REQUIREMENT:
Extract each line of the material that follows exactly and omit its pictures.

* start *

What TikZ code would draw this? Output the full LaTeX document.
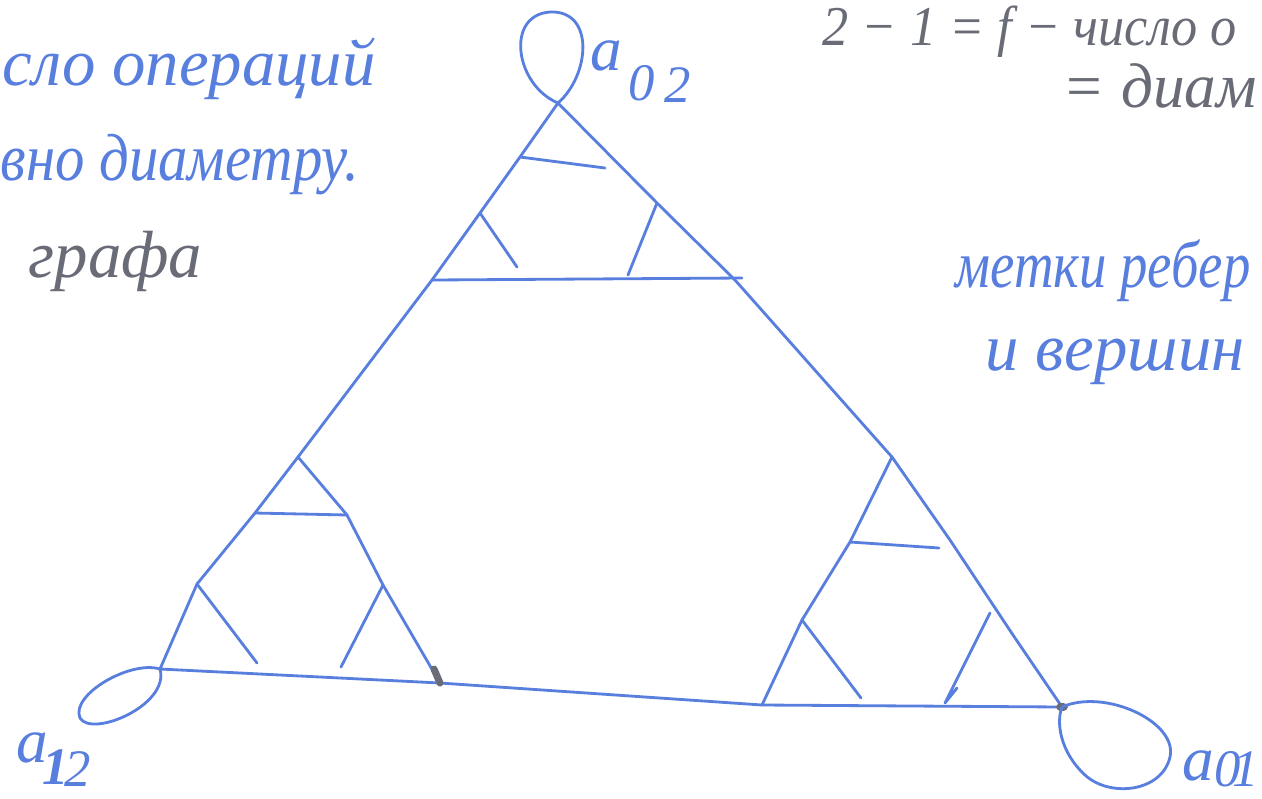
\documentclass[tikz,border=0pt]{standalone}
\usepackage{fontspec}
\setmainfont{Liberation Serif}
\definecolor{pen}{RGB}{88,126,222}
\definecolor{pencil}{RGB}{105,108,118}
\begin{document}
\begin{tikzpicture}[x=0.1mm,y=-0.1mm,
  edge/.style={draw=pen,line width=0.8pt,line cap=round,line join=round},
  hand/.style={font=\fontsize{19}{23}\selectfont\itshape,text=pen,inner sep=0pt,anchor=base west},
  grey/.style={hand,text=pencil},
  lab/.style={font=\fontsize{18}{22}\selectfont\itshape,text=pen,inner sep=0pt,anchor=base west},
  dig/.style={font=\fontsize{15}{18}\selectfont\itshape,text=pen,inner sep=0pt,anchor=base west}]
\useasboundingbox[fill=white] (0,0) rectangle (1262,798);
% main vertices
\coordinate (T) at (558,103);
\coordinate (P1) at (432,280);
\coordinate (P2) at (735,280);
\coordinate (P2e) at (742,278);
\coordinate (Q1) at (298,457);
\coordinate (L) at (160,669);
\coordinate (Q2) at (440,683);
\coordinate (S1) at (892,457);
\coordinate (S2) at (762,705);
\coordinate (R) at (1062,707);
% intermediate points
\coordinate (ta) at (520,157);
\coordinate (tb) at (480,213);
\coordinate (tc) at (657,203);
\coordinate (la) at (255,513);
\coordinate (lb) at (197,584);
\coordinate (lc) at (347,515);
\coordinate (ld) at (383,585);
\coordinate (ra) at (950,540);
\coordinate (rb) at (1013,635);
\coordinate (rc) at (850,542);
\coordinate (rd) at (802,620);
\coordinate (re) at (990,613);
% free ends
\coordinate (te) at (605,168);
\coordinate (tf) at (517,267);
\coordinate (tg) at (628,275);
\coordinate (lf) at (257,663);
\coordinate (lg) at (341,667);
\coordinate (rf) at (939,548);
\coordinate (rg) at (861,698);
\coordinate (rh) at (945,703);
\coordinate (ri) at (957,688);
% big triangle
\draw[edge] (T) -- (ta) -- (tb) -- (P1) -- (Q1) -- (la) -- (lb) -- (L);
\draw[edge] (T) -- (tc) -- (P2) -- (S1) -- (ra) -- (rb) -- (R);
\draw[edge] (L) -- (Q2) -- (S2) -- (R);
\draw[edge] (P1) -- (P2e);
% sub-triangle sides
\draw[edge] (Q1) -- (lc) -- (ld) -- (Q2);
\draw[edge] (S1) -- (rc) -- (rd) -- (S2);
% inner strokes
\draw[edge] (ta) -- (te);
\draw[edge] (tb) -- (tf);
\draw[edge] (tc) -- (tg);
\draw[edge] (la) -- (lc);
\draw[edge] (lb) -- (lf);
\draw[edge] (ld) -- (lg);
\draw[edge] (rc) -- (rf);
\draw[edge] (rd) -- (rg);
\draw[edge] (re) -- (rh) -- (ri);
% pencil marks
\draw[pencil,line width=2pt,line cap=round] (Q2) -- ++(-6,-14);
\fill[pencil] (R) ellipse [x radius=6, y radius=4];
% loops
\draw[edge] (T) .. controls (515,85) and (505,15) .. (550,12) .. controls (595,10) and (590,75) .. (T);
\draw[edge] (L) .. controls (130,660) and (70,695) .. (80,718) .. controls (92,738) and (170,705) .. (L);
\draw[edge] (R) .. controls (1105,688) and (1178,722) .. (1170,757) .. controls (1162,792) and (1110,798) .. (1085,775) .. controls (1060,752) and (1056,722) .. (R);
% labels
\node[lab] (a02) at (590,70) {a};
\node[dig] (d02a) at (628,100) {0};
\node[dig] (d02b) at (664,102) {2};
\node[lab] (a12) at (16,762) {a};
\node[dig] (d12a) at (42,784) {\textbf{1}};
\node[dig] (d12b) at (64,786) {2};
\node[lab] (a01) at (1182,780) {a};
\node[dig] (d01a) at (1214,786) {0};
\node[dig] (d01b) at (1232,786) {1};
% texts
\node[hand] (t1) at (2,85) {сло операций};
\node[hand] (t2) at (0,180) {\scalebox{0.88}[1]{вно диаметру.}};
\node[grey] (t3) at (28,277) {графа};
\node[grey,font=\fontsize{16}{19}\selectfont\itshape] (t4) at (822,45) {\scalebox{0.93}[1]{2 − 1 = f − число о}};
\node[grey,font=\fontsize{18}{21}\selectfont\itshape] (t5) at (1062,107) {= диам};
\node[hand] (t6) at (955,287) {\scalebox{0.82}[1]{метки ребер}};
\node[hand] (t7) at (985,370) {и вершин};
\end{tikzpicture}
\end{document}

* end *

SOLUTION TO THIS EXERCISE:
What TikZ code would draw this? Output the full LaTeX document.
\documentclass[tikz,border=0pt]{standalone}
\usepackage{fontspec}
\setmainfont{Liberation Serif}
\definecolor{pen}{RGB}{88,126,222}
\definecolor{pencil}{RGB}{105,108,118}
\begin{document}
\begin{tikzpicture}[x=0.1mm,y=-0.1mm,
  edge/.style={draw=pen,line width=0.8pt,line cap=round,line join=round},
  hand/.style={font=\fontsize{19}{23}\selectfont\itshape,text=pen,inner sep=0pt,anchor=base west},
  grey/.style={hand,text=pencil},
  lab/.style={font=\fontsize{18}{22}\selectfont\itshape,text=pen,inner sep=0pt,anchor=base west},
  dig/.style={font=\fontsize{15}{18}\selectfont\itshape,text=pen,inner sep=0pt,anchor=base west}]
\useasboundingbox[fill=white] (0,0) rectangle (1262,798);
% main vertices
\coordinate (T) at (558,103);
\coordinate (P1) at (432,280);
\coordinate (P2) at (735,280);
\coordinate (P2e) at (742,278);
\coordinate (Q1) at (298,457);
\coordinate (L) at (160,669);
\coordinate (Q2) at (440,683);
\coordinate (S1) at (892,457);
\coordinate (S2) at (762,705);
\coordinate (R) at (1062,707);
% intermediate points
\coordinate (ta) at (520,157);
\coordinate (tb) at (480,213);
\coordinate (tc) at (657,203);
\coordinate (la) at (255,513);
\coordinate (lb) at (197,584);
\coordinate (lc) at (347,515);
\coordinate (ld) at (383,585);
\coordinate (ra) at (950,540);
\coordinate (rb) at (1013,635);
\coordinate (rc) at (850,542);
\coordinate (rd) at (802,620);
\coordinate (re) at (990,613);
% free ends
\coordinate (te) at (605,168);
\coordinate (tf) at (517,267);
\coordinate (tg) at (628,275);
\coordinate (lf) at (257,663);
\coordinate (lg) at (341,667);
\coordinate (rf) at (939,548);
\coordinate (rg) at (861,698);
\coordinate (rh) at (945,703);
\coordinate (ri) at (957,688);
% big triangle
\draw[edge] (T) -- (ta) -- (tb) -- (P1) -- (Q1) -- (la) -- (lb) -- (L);
\draw[edge] (T) -- (tc) -- (P2) -- (S1) -- (ra) -- (rb) -- (R);
\draw[edge] (L) -- (Q2) -- (S2) -- (R);
\draw[edge] (P1) -- (P2e);
% sub-triangle sides
\draw[edge] (Q1) -- (lc) -- (ld) -- (Q2);
\draw[edge] (S1) -- (rc) -- (rd) -- (S2);
% inner strokes
\draw[edge] (ta) -- (te);
\draw[edge] (tb) -- (tf);
\draw[edge] (tc) -- (tg);
\draw[edge] (la) -- (lc);
\draw[edge] (lb) -- (lf);
\draw[edge] (ld) -- (lg);
\draw[edge] (rc) -- (rf);
\draw[edge] (rd) -- (rg);
\draw[edge] (re) -- (rh) -- (ri);
% pencil marks
\draw[pencil,line width=2pt,line cap=round] (Q2) -- ++(-6,-14);
\fill[pencil] (R) ellipse [x radius=6, y radius=4];
% loops
\draw[edge] (T) .. controls (515,85) and (505,15) .. (550,12) .. controls (595,10) and (590,75) .. (T);
\draw[edge] (L) .. controls (130,660) and (70,695) .. (80,718) .. controls (92,738) and (170,705) .. (L);
\draw[edge] (R) .. controls (1105,688) and (1178,722) .. (1170,757) .. controls (1162,792) and (1110,798) .. (1085,775) .. controls (1060,752) and (1056,722) .. (R);
% labels
\node[lab] (a02) at (590,70) {a};
\node[dig] (d02a) at (628,100) {0};
\node[dig] (d02b) at (664,102) {2};
\node[lab] (a12) at (16,762) {a};
\node[dig] (d12a) at (42,784) {\textbf{1}};
\node[dig] (d12b) at (64,786) {2};
\node[lab] (a01) at (1182,780) {a};
\node[dig] (d01a) at (1214,786) {0};
\node[dig] (d01b) at (1232,786) {1};
% texts
\node[hand] (t1) at (2,85) {сло операций};
\node[hand] (t2) at (0,180) {\scalebox{0.88}[1]{вно диаметру.}};
\node[grey] (t3) at (28,277) {графа};
\node[grey,font=\fontsize{16}{19}\selectfont\itshape] (t4) at (822,45) {\scalebox{0.93}[1]{2 − 1 = f − число о}};
\node[grey,font=\fontsize{18}{21}\selectfont\itshape] (t5) at (1062,107) {= диам};
\node[hand] (t6) at (955,287) {\scalebox{0.82}[1]{метки ребер}};
\node[hand] (t7) at (985,370) {и вершин};
\end{tikzpicture}
\end{document}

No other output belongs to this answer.